Purpose: This project employed both microarray analysis (MA) and whole genomic sequencing (WGS) in an effort to provide a deeper understanding of the phylogeny of EPs found among Cronobacterspp.
Methods: One hundred thirty-nine Cronobacter strains were analyzed using a previously described pan-genomic DNA microarray which contained 37 EP probe sets representing 13 different EPs. Using the microarray annotations for these genes, gene sequences for three of these EPs, namely, kefA (a potassium efflux system), a resistance/nodulation/division (RND) EP gene, and cmeB (a tranporter) were bioinformatically captured by searching a local database of previously sequenced Cronobactergenomes. Phylogenetic analysis of these sequences was conducted using the Maximum Composite Likelihood method in Genomics CLC and MEGA7.
Results: MA revealed that the prevalence of the 37 efflux pumps followed evolutionary species lines which were previously noted. WGS analysis of sequences for kefA, the RND EP, and cmeB, supported this phylogenetic relationship found by MA.

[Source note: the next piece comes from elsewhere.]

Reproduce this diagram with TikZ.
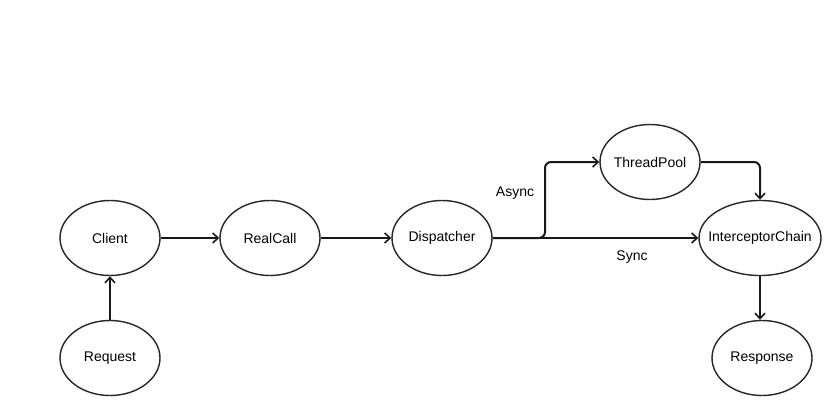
\documentclass[tikz,border=0pt]{standalone}
\usepackage{fontspec}
\setmainfont{Liberation Sans}
\usetikzlibrary{arrows.meta,shapes.geometric}
\begin{document}
\begin{tikzpicture}[x=1pt,y=-1pt,
  ell/.style={draw=black!85,line width=1.4pt,ellipse,minimum width=100pt,minimum height=75pt,inner xsep=-10pt,inner ysep=0pt,font=\fontsize{14}{16}\selectfont},
  conn/.style={draw=black!90,line width=2pt,-{Straight Barb[length=5.5pt,width=10pt,line width=1.6pt]}},
  lbl/.style={font=\fontsize{14}{16}\selectfont}]
\useasboundingbox (0,0) rectangle (840,415);
\node[ell] (client) at (110,238) {Client};
\node[ell] (realcall) at (270,238) {RealCall};
\node[ell] (disp) at (442,238) {Dispatcher};
\node[ell] (pool) at (650,162) {ThreadPool};
\node[ell,minimum width=122pt] (chain) at (760,238) {InterceptorChain};
\node[ell] (req) at (110,358) {Request};
\node[ell] (resp) at (762,358) {Response};
\coordinate (a1) at (545,238);
\coordinate (a2) at (545,162);
\coordinate (t1) at (760,162);
\draw[conn] (client) -- (realcall);
\draw[conn] (realcall) -- (disp);
\draw[conn] (disp) -- (chain);
\draw[conn,rounded corners=6pt] (disp.east) -- (a1) -- (a2) -- (pool);
\draw[conn,rounded corners=6pt] (pool.east) -- (t1) -- (chain.north);
\draw[conn] (req) -- (client);
\draw[conn] (chain.south) -- (resp.north -| chain.south);
\node[lbl] (async) at (515,193) {Async};
\node[lbl] (sync) at (632,257) {Sync};
\end{tikzpicture}
\end{document}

Significance: Understanding the genomic landscape of EPs among Cronobacter spp. is essential for future studies designed to identify mechanisms used by Cronobacter spp. to survive and persist under stressful growth conditions. The results reported here demonstrate that Cronobacter species have at least 37 efflux pumps and that all of the species possess species-specific orthologues; that these genes most probably arose from a common hypothetical ancestor; and their identification is critical for reliable prediction of gene function.